PROBLEM STATEMENT.
Quote the records exactly, starting at the first line and stopping after the line with "13.6, 13.1, 13.5]"; skip the pictures.

·····

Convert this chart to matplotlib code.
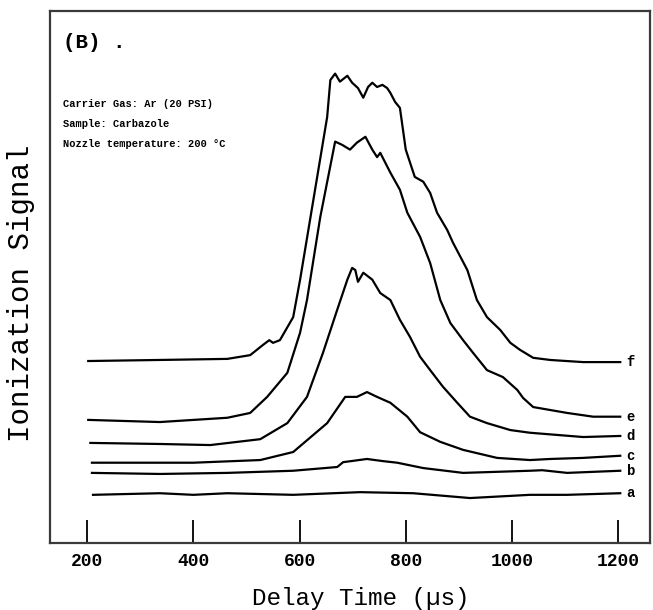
import numpy as np
import matplotlib
matplotlib.use("Agg")
import matplotlib.pyplot as plt

plt.rcParams['font.family'] = ['Liberation Mono', 'DejaVu Sans Mono']

# delay time (us) and ionization signal (arb. units)
t_a = [211, 337, 400, 464, 588, 714, 814, 921, 1034, 1104, 1204]
s_a = [9.0, 9.3, 9.0, 9.3, 9.0, 9.5, 9.3, 8.4, 9.0, 9.0, 9.3]

t_b = [209, 337, 464, 588, 671, 682, 727, 757, 784, 833, 908, 972, 1034, 1057, 1104, 1204]
s_b = [13.1, 12.9, 13.1, 13.5, 14.2, 15.1, 15.7, 15.3, 15.0, 14.0, 13.1, 13.3, 13.5, 13.6, 13.1, 13.5]

t_c = [209, 400, 526, 588, 652, 686, 708, 727, 746, 771, 803, 827, 865, 908, 972, 1034, 1072, 1134, 1204]
s_c = [15.0, 15.0, 15.5, 17.0, 22.4, 27.3, 27.3, 28.2, 27.3, 26.2, 23.6, 20.7, 18.9, 17.4, 15.9, 15.5, 15.7, 15.9, 16.3]

t_d = [206, 337, 432, 526, 577, 614, 644, 671, 690, 699, 705, 710, 720, 737, 752, 771, 789,
       808, 827, 846, 870, 897, 921, 953, 997, 1034, 1134, 1204]
s_d = [18.7, 18.5, 18.3, 19.4, 22.4, 27.3, 35.5, 43.6, 49.2, 51.4, 51.0, 48.8, 50.5, 49.2, 46.7, 45.4, 41.7,
       38.5, 34.8, 32.3, 29.2, 26.2, 23.6, 22.4, 21.1, 20.6, 19.8, 20.0]

t_e = [202, 337, 464, 507, 539, 577, 601, 614, 639, 667, 680, 695, 708, 724, 737, 746, 752, 771, 789,
       803, 827, 846, 865, 884, 908, 927, 953, 983, 1010, 1021, 1040, 1104, 1153, 1204]
s_e = [23.0, 22.6, 23.4, 24.3, 27.3, 31.8, 39.3, 45.4, 60.9, 75.0, 74.4, 73.5, 74.8, 75.9, 73.5, 72.1, 72.9, 69.2, 66.0,
       61.7, 57.2, 52.3, 45.4, 41.1, 37.9, 35.5, 32.3, 31.0, 28.6, 27.1, 25.4, 24.3, 23.6, 23.6]

t_f = [202, 337, 464, 507, 531, 543, 550, 563, 588, 601, 626, 652, 658, 667, 676, 690, 699, 710, 720,
       729, 737, 746, 756, 765, 771, 780, 789, 800, 817, 833, 846, 859, 878, 889, 916, 934, 953, 978,
       997, 1015, 1040, 1072, 1134, 1204]
s_f = [34.0, 34.2, 34.4, 35.1, 37.0, 37.9, 37.4, 37.9, 42.2, 49.2, 64.1, 79.6, 86.5, 87.7, 86.2, 87.3, 86.0, 85.0, 83.2,
       85.2, 86.0, 85.2, 85.6, 85.0, 84.1, 82.4, 81.3, 73.5, 68.4, 67.5, 65.4, 61.7, 58.5, 56.1, 51.0, 45.4, 42.2, 39.8,
       37.4, 36.1, 34.6, 34.2, 33.8, 33.8]

curves = [("a", t_a, s_a), ("b", t_b, s_b), ("c", t_c, s_c),
          ("d", t_d, s_d), ("e", t_e, s_e), ("f", t_f, s_f)]
xticks = [200, 400, 600, 800, 1000, 1200]

fig = plt.figure(figsize=(6.53, 6.10), dpi=100)
ax = fig.add_axes([50/653, 1-543/610, 600/653, 532/610])

for name, t, s in curves:
    ax.plot(t, s, '-', color='black', lw=1.6)
    ax.text(1216, s[-1], name, fontsize=10, fontweight='bold', ha='left', va='center')

ax.set_xlim(130, 1260)
ax.set_ylim(0, 99.4)
ax.set_xticks(xticks)
ax.set_xticklabels([str(v) for v in xticks], fontsize=13, fontweight='bold')
ax.set_yticks([])
ax.tick_params(axis='x', direction='in', length=16.5, width=1.3, pad=7)

for sp in ax.spines.values():
    sp.set_linewidth(1.6)
    sp.set_color('#3a3a3a')

ax.set_xlabel("Delay Time (µs)", fontsize=17.5)
ax.set_ylabel("Ionization Signal", fontsize=21)
ax.xaxis.set_label_coords(0.518, -0.083)
ax.yaxis.set_label_coords(-0.025, 0.47)

ax.text(0.022, 0.94, "(B) .", transform=ax.transAxes, fontsize=15, fontweight='bold', va='center')
ax.text(0.022, 0.834, "Carrier Gas: Ar (20 PSI)\nSample: Carbazole\nNozzle temperature: 200 °C",
        transform=ax.transAxes, fontsize=7.5, fontweight='bold', va='top', linespacing=2.25)

fig.savefig("out.png", dpi=100)
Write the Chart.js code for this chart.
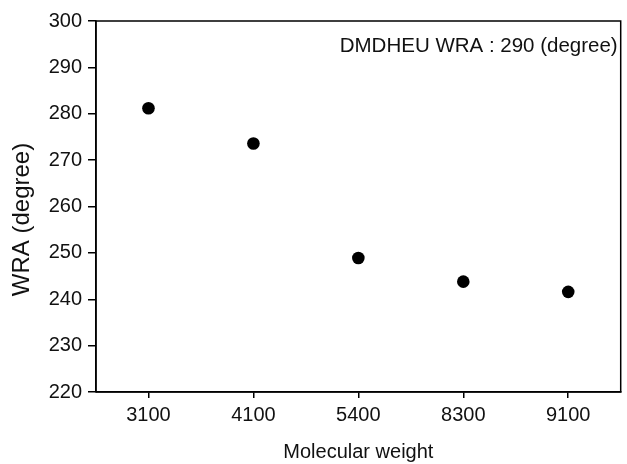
<!DOCTYPE html>
<html>
<head>
<meta charset="utf-8">
<script src="https://cdn.jsdelivr.net/npm/chart.js@4/dist/chart.umd.min.js"></script>
<style>
html,body{margin:0;padding:0;background:#fff;}
#wrap{width:627px;height:464px;}
</style>
</head>
<body>
<div id="wrap"><canvas id="c" width="627" height="464"></canvas></div>
<script>
const categories = ["3100", "4100", "5400", "8300", "9100"];
const wraValues = [281.2, 273.6, 248.9, 243.8, 241.6];
const yTicks = [220, 230, 240, 250, 260, 270, 280, 290, 300];
const annotationText = "DMDHEU WRA : 290 (degree)";
const xTitle = "Molecular weight";
const yTitle = "WRA (degree)";

const FONT = "'Liberation Sans', Arial, sans-serif";

const framePlugin = {
  id: 'frame',
  afterDraw(chart) {
    const {ctx, chartArea: a} = chart;
    ctx.save();
    ctx.strokeStyle = '#000';
    ctx.lineWidth = 1.5;
    ctx.beginPath();
    ctx.moveTo(a.left, a.bottom);
    ctx.lineTo(a.left, a.top);
    ctx.lineTo(a.right, a.top);
    ctx.lineTo(a.right, a.bottom);
    ctx.lineTo(a.left, a.bottom);
    ctx.stroke();
    ctx.fillStyle = '#111';
    ctx.font = "20.5px " + FONT;
    ctx.textAlign = 'right';
    ctx.textBaseline = 'alphabetic';
    ctx.fillText(annotationText, a.right - 3, a.top + 31);
    // y axis title, positioned like the reference (slightly below centre)
    ctx.translate(22, (a.top + a.bottom) / 2 + 13);
    ctx.rotate(-Math.PI / 2);
    ctx.font = "24px " + FONT;
    ctx.textAlign = 'center';
    ctx.textBaseline = 'middle';
    ctx.fillText(yTitle, 0, 0);
    ctx.restore();
  }
};

new Chart(document.getElementById('c'), {
  type: 'line',
  data: {
    labels: categories,
    datasets: [{
      data: wraValues,
      showLine: false,
      pointRadius: 6.3,
      pointHoverRadius: 6.3,
      pointBackgroundColor: '#000',
      pointBorderColor: '#000',
      pointBorderWidth: 0
    }]
  },
  options: {
    responsive: false,
    animation: false,
    events: [],
    layout: {padding: {top: 21, right: 5, left: 0, bottom: 0}},
    plugins: {legend: {display: false}, tooltip: {enabled: false}},
    scales: {
      x: {
        type: 'category',
        offset: true,
        grid: {display: true, drawOnChartArea: false, drawTicks: true, tickLength: 6, color: '#000', lineWidth: 1.5, offset: false},
        border: {display: true, color: '#000', width: 1.5},
        ticks: {color: '#111', font: {family: FONT, size: 20}, padding: 5, maxRotation: 0},
        title: {display: true, text: xTitle, color: '#111', font: {family: FONT, size: 20}, padding: {top: 7, bottom: 0}},
        afterFit(s) { s.height = 72; }
      },
      y: {
        min: 220,
        max: 300,
        afterBuildTicks(s) { s.ticks = yTicks.map(v => ({value: v})); },
        grid: {display: true, drawOnChartArea: false, drawTicks: true, tickLength: 8, color: '#000', lineWidth: 1.5},
        border: {display: true, color: '#000', width: 1.5},
        ticks: {color: '#111', font: {family: FONT, size: 20}, padding: 6},
        title: {display: false, text: yTitle},
        afterFit(s) { s.width = 96; }
      }
    }
  },
  plugins: [framePlugin]
});
</script>
</body>
</html>
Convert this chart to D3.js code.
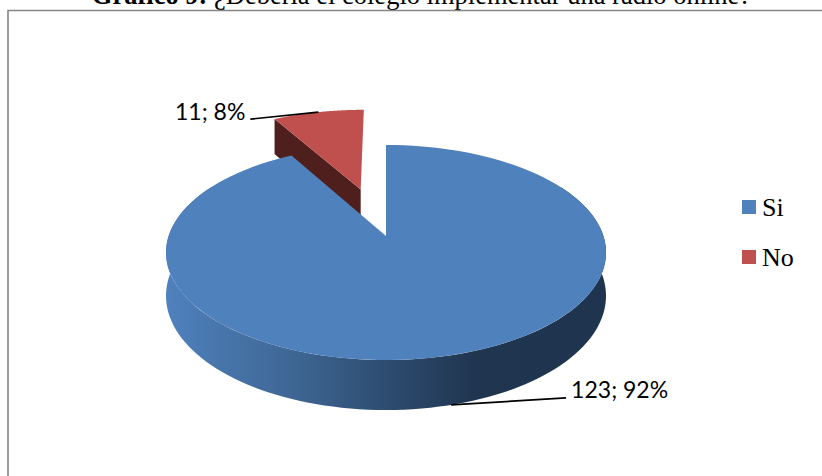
<!DOCTYPE html>
<html>
<head>
<meta charset="utf-8">
<script src="https://cdn.jsdelivr.net/npm/d3@7"></script>
<style>
    html, body { margin: 0; padding: 0; background: #fff; overflow: hidden; }
    svg { display: block; }
</style>
</head>
<body>
<div id="chart"></div>
<script>
// ── Data ──
const categories = ["Si", "No"];
const counts = [123, 11];
const percents = [92, 8];

const WIDTH = 822;
const HEIGHT = 476;

const faceColors = ["#4f81bd", "#c0504d"];
const wallRed = "#4f1f1d";
const sideStops = [
    [0, "#4f81bd"], [0.3, "#3d6591"], [0.5, "#2d4c70"], [0.7, "#20354f"], [1, "#1f344f"],
];

// ── Perspective of the pie plane: disc coords (u, v) → screen ──
const CX = 386, CY = 236, A = 217.4, B = 105, K = 0.1535, DEPTH = 42.3, EXPLODE = 0.49;

function project(u, v, down) {
    const w = 1 - K * v;
    return [CX + A * u / w, CY + B * v / w + (down ? DEPTH / w : 0)];
}

function rimPoint(angle, ox, oy, down) {
    return project(ox + Math.sin(angle), oy - Math.cos(angle), down);
}

function arcPoints(a0, a1, ox, oy, down) {
    return d3.range(0, 121).map(i => rimPoint(a0 + (a1 - a0) * i / 120, ox, oy, down));
}

const line = d3.line();

const arcs = d3.pie().sort(null)(counts);

const svg = d3.select("#chart")
    .append("svg")
    .attr("width", WIDTH)
    .attr("height", HEIGHT)
    .attr("viewBox", `0 0 ${WIDTH} ${HEIGHT}`);

// Side gradient runs left to right over the whole pie
const grad = svg.append("defs").append("linearGradient")
    .attr("id", "side")
    .attr("gradientUnits", "userSpaceOnUse")
    .attr("x1", 167).attr("x2", 607).attr("y1", 0).attr("y2", 0);
sideStops.forEach(s => grad.append("stop").attr("offset", s[0]).attr("stop-color", s[1]));

// ── Title (its top is cut by the page edge in the source) and frame ──
const title = svg.append("text")
    .attr("x", 421.5)
    .attr("y", 4)
    .attr("text-anchor", "middle")
    .attr("font-family", "Liberation Serif")
    .attr("font-size", 26.5)
    .attr("fill", "#000");
title.append("tspan").attr("font-weight", "bold").text("Gráfico 9:");
title.append("tspan").text(" ¿Debería el colegio implementar una radio online?");

svg.append("path")
    .attr("d", `M8,${HEIGHT}V10.5H${WIDTH}`)
    .attr("fill", "none")
    .attr("stroke", "#868686")
    .attr("stroke-width", 1.6);

// ── No slice (drawn first, the Si slice covers the foot of its wall) ──
const noArc = arcs[1];
const noMid = (noArc.startAngle + noArc.endAngle) / 2;
const ox = EXPLODE * Math.sin(noMid), oy = -EXPLODE * Math.cos(noMid);

const wallTop = [project(ox, oy, false), rimPoint(noArc.startAngle, ox, oy, false)];
const wallBottom = [rimPoint(noArc.startAngle, ox, oy, true), project(ox, oy, true)];
svg.append("path")
    .attr("d", line(wallTop.concat(wallBottom)) + "Z")
    .attr("fill", wallRed);

svg.append("path")
    .attr("d", line([project(ox, oy, false)].concat(arcPoints(noArc.startAngle, noArc.endAngle, ox, oy, false))) + "Z")
    .attr("fill", faceColors[1]);

// ── Si slice: front side strip, then top face ──
const siArc = arcs[0];
const frontFrom = Math.max(siArc.startAngle, Math.PI / 3);
const frontTo = Math.min(siArc.endAngle, Math.PI * 5 / 3);
svg.append("path")
    .attr("d", line(arcPoints(frontFrom, frontTo, 0, 0, false)
        .concat(arcPoints(frontFrom, frontTo, 0, 0, true).reverse())) + "Z")
    .attr("fill", "url(#side)");

svg.append("path")
    .attr("d", line([project(0, 0, false)].concat(arcPoints(siArc.startAngle, siArc.endAngle, 0, 0, false))) + "Z")
    .attr("fill", faceColors[0]);

// ── Data labels with leader lines ──
const siMid = (siArc.startAngle + siArc.endAngle) / 2;
const siAnchor = rimPoint(siMid, 0, 0, true);
const noAnchor = rimPoint(noMid, ox, oy, false);

const labels = [
    { i: 0, from: siAnchor, dx: 115, dy: -7, gap: 5, anchor: "start" },
    { i: 1, from: noAnchor, dx: -68, dy: 7, gap: -5, anchor: "end" },
];

labels.forEach(d => {
    const ex = d.from[0] + d.dx, ey = d.from[1] + d.dy;
    svg.append("path")
        .attr("d", `M${d.from[0]},${d.from[1]}L${ex},${ey}`)
        .attr("fill", "none")
        .attr("stroke", "#000")
        .attr("stroke-width", 1.7);
    svg.append("text")
        .attr("x", ex + d.gap)
        .attr("y", ey + 0.5)
        .attr("text-anchor", d.anchor)
        .attr("font-family", "Lato")
        .attr("font-size", 23)
        .attr("fill", "#000")
        .text(`${counts[d.i]}; ${percents[d.i]}%`);
});

// ── Legend ──
const legendY = d3.scalePoint().domain(categories).range([207, 257]);

categories.forEach((c, i) => {
    svg.append("rect")
        .attr("x", 742)
        .attr("y", legendY(c) - 7)
        .attr("width", 14)
        .attr("height", 14)
        .attr("fill", faceColors[i]);
    svg.append("text")
        .attr("x", 762)
        .attr("y", legendY(c) + 9)
        .attr("font-family", "Liberation Serif")
        .attr("font-size", 26)
        .attr("fill", "#000")
        .text(c);
});
</script>
</body>
</html>
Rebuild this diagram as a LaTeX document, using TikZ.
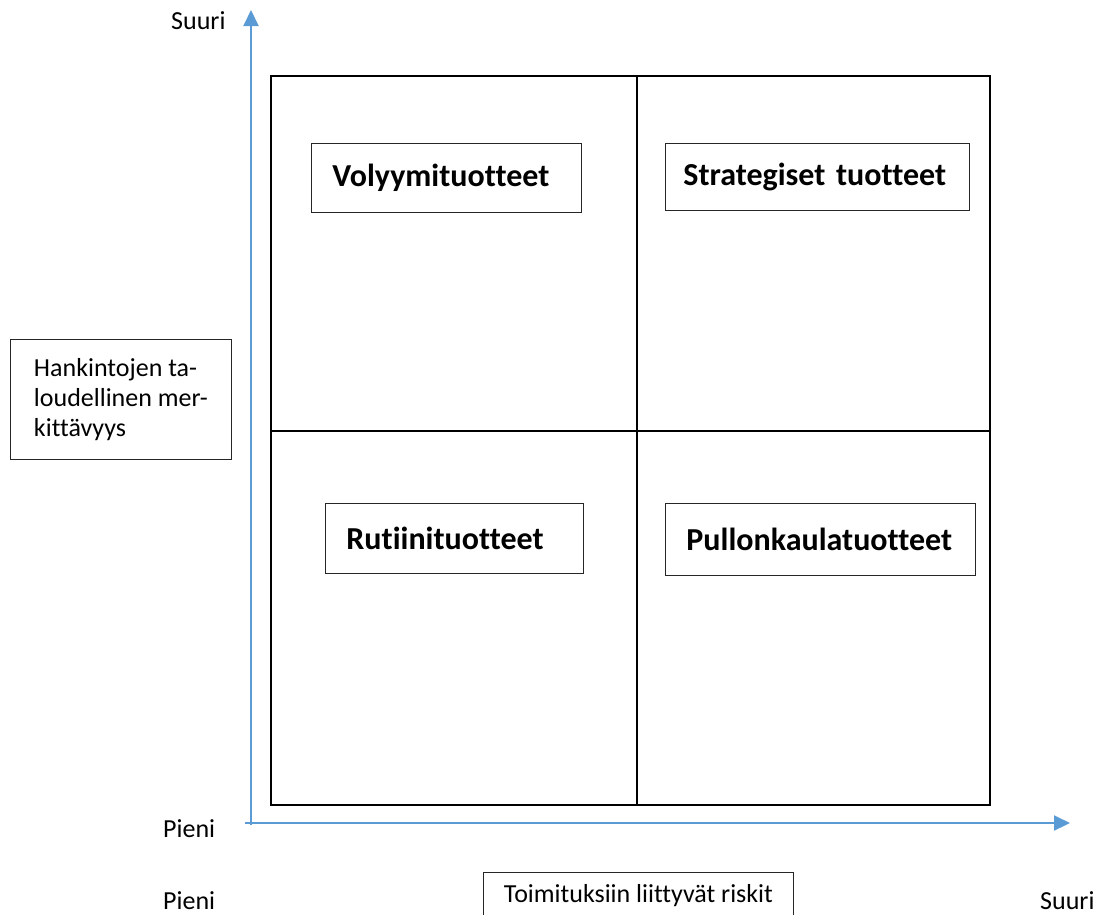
\documentclass[tikz,border=0pt]{standalone}
\usepackage{fontspec}
\setmainfont{Carlito}[Ligatures=NoCommon]
\usetikzlibrary{arrows.meta}
\definecolor{axisblue}{HTML}{5B9BD5}
\begin{document}
\begin{tikzpicture}[x=1pt,y=-1pt,
  frameline/.style={draw=black,line width=2.2pt},
  axisline/.style={draw=axisblue,line width=2pt,-{Triangle[width=15pt,length=16pt]}},
  catbox/.style={draw=black!85,line width=0.9pt,fill=white,anchor=north west,
    align=left,inner xsep=21pt,inner ysep=0pt,
    font=\fontsize{32}{38}\selectfont\bfseries},
  plain/.style={font=\fontsize{26}{30}\selectfont,anchor=base west,inner sep=0pt},
  textbox/.style={draw=black!85,line width=0.9pt,fill=white,anchor=north west,
    align=left,font=\fontsize{26}{30}\selectfont}
]
\useasboundingbox (0,0) rectangle (1105,914);
% axes
\coordinate (o) at (251,825);
\coordinate (ytip) at (251,10);
\coordinate (xo) at (245,823);
\coordinate (xtip) at (1070,823);
\draw[axisline] (o) -- (ytip);
\draw[axisline] (xo) -- (xtip);
% quadrant frame
\draw[frameline] (271,76) rectangle (990,805);
\draw[frameline] (637,76) -- (637,805);
\draw[frameline] (271,431) -- (990,431);
% category boxes
\node[catbox,text width=228pt,minimum height=69pt] (vol) at (311,143) {Volyymituotteet};
\node[catbox,inner xsep=18pt,text width=268pt,minimum height=67pt] (str) at (665,143) {Strategiset tuotteet};
\node[catbox,text width=216pt,minimum height=70pt] (rut) at (325,503) {Rutiinituotteet};
\node[catbox,text width=268pt,minimum height=72pt] (pul) at (665,503) {Pullonkaulatuotteet};
% y-axis title box
\node[textbox,minimum width=221pt,inner xsep=22pt,inner ysep=19pt] (ylab) at (10,339) {Hankintojen ta-\\loudellinen mer-\\kittävyys};
% x-axis title box (cut at the bottom edge)
\node[textbox,minimum width=310pt,inner xsep=20pt,inner ysep=12pt,minimum height=70pt] (xlab) at (483,872) {Toimituksiin liittyvät riskit\\[30pt]};
% end labels
\node[plain] (ysuuri) at (171,29) {Suuri};
\node[plain] (ypieni) at (163,837) {Pieni};
\node[plain] (xpieni) at (163,909) {Pieni};
\node[plain] (xsuuri) at (1040,909) {Suuri};
\end{tikzpicture}
\end{document}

·····

CORRECT RESPONSE.
Convert this chart to matplotlib code.
import numpy as np
import matplotlib
matplotlib.use("Agg")
import matplotlib.pyplot as plt

plt.rcParams['font.family'] = ['Liberation Mono', 'DejaVu Sans Mono']

# delay time (us) and ionization signal (arb. units)
t_a = [211, 337, 400, 464, 588, 714, 814, 921, 1034, 1104, 1204]
s_a = [9.0, 9.3, 9.0, 9.3, 9.0, 9.5, 9.3, 8.4, 9.0, 9.0, 9.3]

t_b = [209, 337, 464, 588, 671, 682, 727, 757, 784, 833, 908, 972, 1034, 1057, 1104, 1204]
s_b = [13.1, 12.9, 13.1, 13.5, 14.2, 15.1, 15.7, 15.3, 15.0, 14.0, 13.1, 13.3, 13.5, 13.6, 13.1, 13.5]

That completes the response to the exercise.